Conservative journalism – and I belong right in there – is about having faith in personality rather than crowd ideology. Also, it utterly defies the idea of overblown government and its pointless liberal munificence towards the have-nots of this country, which promotes indolence and encourages freeloaders. I probably do not need to say that small government means lower spending of taxpayers’ money and brings about an individual’s freedom for being highly productive. It is awfully frustrating that the so called losers within our society tend to place the fault for their drawbacks and failures on the shoulders of the government, and what’s worse, that the government is often prepared to own up to those preposterous accusations.
Wouldn’t it be better to reconcile ourselves with the idea that we the citizens of this country are intelligent, qualified and laborious enough to take care of our own problems so that the participation of government in the solution of our everyday issues is made as restricted as possible? Why can’t we leave the government to their own devices, securing our safety from internal crime and external evil? The government guaranteeing the enforcement of law and maintenance of order on the territory of Georgia should be just about enough to let our people be as creative as possible without need of governmental dictate, instructions and assistance.
In the hands of the current Georgian government, as I have come to understand, we have enough political freedom and economic liberty to be independent from our ruling elite. So, what are we waiting for? Why can’t we make reasonable use of those two gifts of our auspiciously constructive times? Why do we continue waiting for some unlikely governmental magic to do the trick for us? It might be our socialist past that is the obstacle here, as we still have a taste of that weird socialist distribution of labor and its product, and the habitual governmental care in our veins. Getting rid of that lingering vice may well take us more time to overcome than we expected it would. And this is where conservative journalism should come in more vigorously, to tell our people, still shunning the thorny ways of modern capitalism, that we may reasonably ask our government only for the secured opportunity to continue working in peace, but that we should be fair enough to carry the responsibility for the consequences. The result of the utilized opportunity is totally on us, the people. The liberal hypocritical compassion, the cynical refusal of family values and traditions, their thoughts about condoning the idle routine and all kinds of deviation from a generally accepted healthy lifestyle might someday turn out extremely pernicious for our unsuspecting people in terms of the winsome development of this society.

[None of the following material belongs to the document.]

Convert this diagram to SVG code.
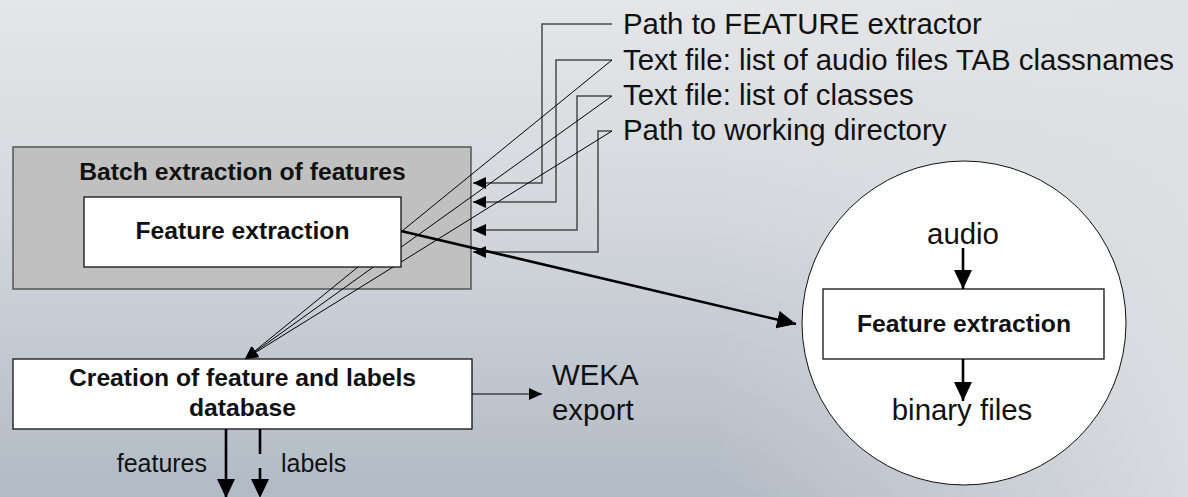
<svg xmlns="http://www.w3.org/2000/svg" width="1188" height="497" viewBox="0 0 1188 497">
  <defs>
    <linearGradient id="bgV" x1="0" y1="0" x2="0" y2="1">
      <stop offset="0" stop-color="#e5e6e8"/>
      <stop offset="0.45" stop-color="#d3d7dc"/>
      <stop offset="1" stop-color="#b1bac5"/>
    </linearGradient>
    <linearGradient id="bgH" x1="0" y1="0" x2="1" y2="0">
      <stop offset="0" stop-color="#dfe1e4" stop-opacity="0"/>
      <stop offset="0.6" stop-color="#dfe1e4" stop-opacity="0"/>
      <stop offset="1" stop-color="#dfe1e4" stop-opacity="0.85"/>
    </linearGradient>
    <marker id="arrowSm" markerUnits="userSpaceOnUse" markerWidth="13" markerHeight="12" refX="13" refY="6" orient="auto">
      <path d="M0,0 L13,6 L0,12 Z" fill="#000"/>
    </marker>
    <marker id="arrowLg" markerUnits="userSpaceOnUse" markerWidth="19" markerHeight="18" refX="19" refY="9" orient="auto">
      <path d="M0,0 L19,9 L0,18 Z" fill="#000"/>
    </marker>
    <style>
      .lbl { font-family: "Liberation Sans", Arial, sans-serif; font-size: 29.4px; fill: #111; }
      .small { font-family: "Liberation Sans", Arial, sans-serif; font-size: 25px; fill: #111; }
      .bold { font-family: "Liberation Sans", Arial, sans-serif; font-size: 24.7px; font-weight: bold; fill: #111; text-anchor: middle; }
      .box { fill: #fff; stroke: #111; stroke-width: 1.3; }
      .outer { fill: #c0c0c0; stroke: #555; stroke-width: 1.5; }
      .elbow { fill: none; stroke: #4a4a4a; stroke-width: 1.5; marker-end: url(#arrowSm); }
      .thin { fill: none; stroke: #000; stroke-width: 1; marker-end: url(#arrowSm); }
      .thick { fill: none; stroke: #000; stroke-width: 2.6; marker-end: url(#arrowLg); }
    </style>
  </defs>

  <!-- background -->
  <rect x="0" y="0" width="1188" height="497" fill="url(#bgV)"/>
  <rect x="0" y="0" width="1188" height="497" fill="url(#bgH)"/>

  <!-- batch container -->
  <g id="batch-extraction">
    <rect class="outer" x="13" y="147" width="458" height="142"/>
    <text class="bold" x="242.5" y="180">Batch extraction of features</text>
  </g>

  <!-- database creation -->
  <g id="database-creation">
    <rect class="box" x="13" y="359" width="459" height="70"/>
    <text class="bold" x="242.5" y="386">Creation of feature and labels</text>
    <text class="bold" x="242.5" y="416">database</text>
  </g>

  <!-- input labels -->
  <g id="input-feature-path">
    <text class="lbl" x="623" y="33.5">Path to FEATURE extractor</text>
  </g>
  <g id="input-audio-list">
    <text class="lbl" x="623" y="69.5">Text file: list of audio files TAB classnames</text>
  </g>
  <g id="input-class-list">
    <text class="lbl" x="623" y="104.5">Text file: list of classes</text>
  </g>
  <g id="input-workdir">
    <text class="lbl" x="623" y="139.5">Path to working directory</text>
  </g>

  <!-- WEKA export -->
  <g id="weka-export">
    <text class="lbl" x="552" y="385">WEKA</text>
    <text class="lbl" x="552" y="420">export</text>
  </g>

  <!-- feature/label outputs -->
  <g id="outputs">
    <text class="small" x="116.7" y="472">features</text>
    <text class="small" x="281" y="472">labels</text>
  </g>

  <!-- detail view of one extraction -->
  <g id="extraction-detail">
    <circle cx="964" cy="323" r="162" fill="#fff" stroke="#111" stroke-width="1"/>
    <text class="lbl" x="963" y="244" text-anchor="middle">audio</text>
    <rect class="box" x="823" y="289" width="281" height="70"/>
    <text class="bold" x="964" y="332">Feature extraction</text>
    <text class="lbl" x="962" y="420" text-anchor="middle">binary files</text>
  </g>

  <!-- connectors -->
  <g id="connectors">
    <path class="elbow" d="M612,24 H542 V183 H473"/>
    <path class="elbow" d="M612,60 H556 V202 H473"/>
    <path class="elbow" d="M612,96 H577 V230 H473"/>
    <path class="elbow" d="M612,131 H598 V252 H473"/>
    <path class="thin" d="M612,60 L245,359"/>
    <path class="thin" d="M612,96 L245,359"/>
    <path class="thin" d="M612,131 L245,359"/>
    <path class="thick" d="M401,231 L796,324"/>
    <path class="thin" d="M472,394 H542"/>
    <path class="thick" d="M226,429 V498"/>
    <path class="thick" d="M260,429 V498" stroke-dasharray="25 14"/>
    <path class="thick" d="M963,248 V289"/>
    <path class="thick" d="M963,359 V401"/>
  </g>

  <!-- single extraction step, nested in the batch box -->
  <g id="feature-extraction">
    <rect class="box" x="84" y="197" width="317" height="70"/>
    <text class="bold" x="242.5" y="239">Feature extraction</text>
  </g>
</svg>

We can no longer afford the kinky outbursts of pseudo-modern shticks and attitudes. It is time to stop being weird and to forget forever about governmental help, roll up our sleeves and get down to real life vicissitudes, where only an individual venture and bottom-line orientation make sense and yield a plausible ending. Here, I am tempted to make allusion to the words of one celebrated western conservative journalist: “compassion is defined not by how many people are on the government dole but by how many people no longer need governmental assistance; that political and economic freedom are inextricably intertwined; that society owes its citizens equality of opportunity but cannot guarantee them equality of outcome; that strong, wholesome family values are at the very core of a productive, prosperous, and peaceful society; that those values cannot be instilled by government.”
Normally, governments use their citizens’ money to protect those citizens from wars and natural disasters and from being hurt by delinquents. Citizens of steadily and successfully developing countries are taking care of themselves and their families without looking for the hands of their governments. This is a generic standard of living in the West which for us happens to be the epitome of good living. Shall we ever do as they do out there?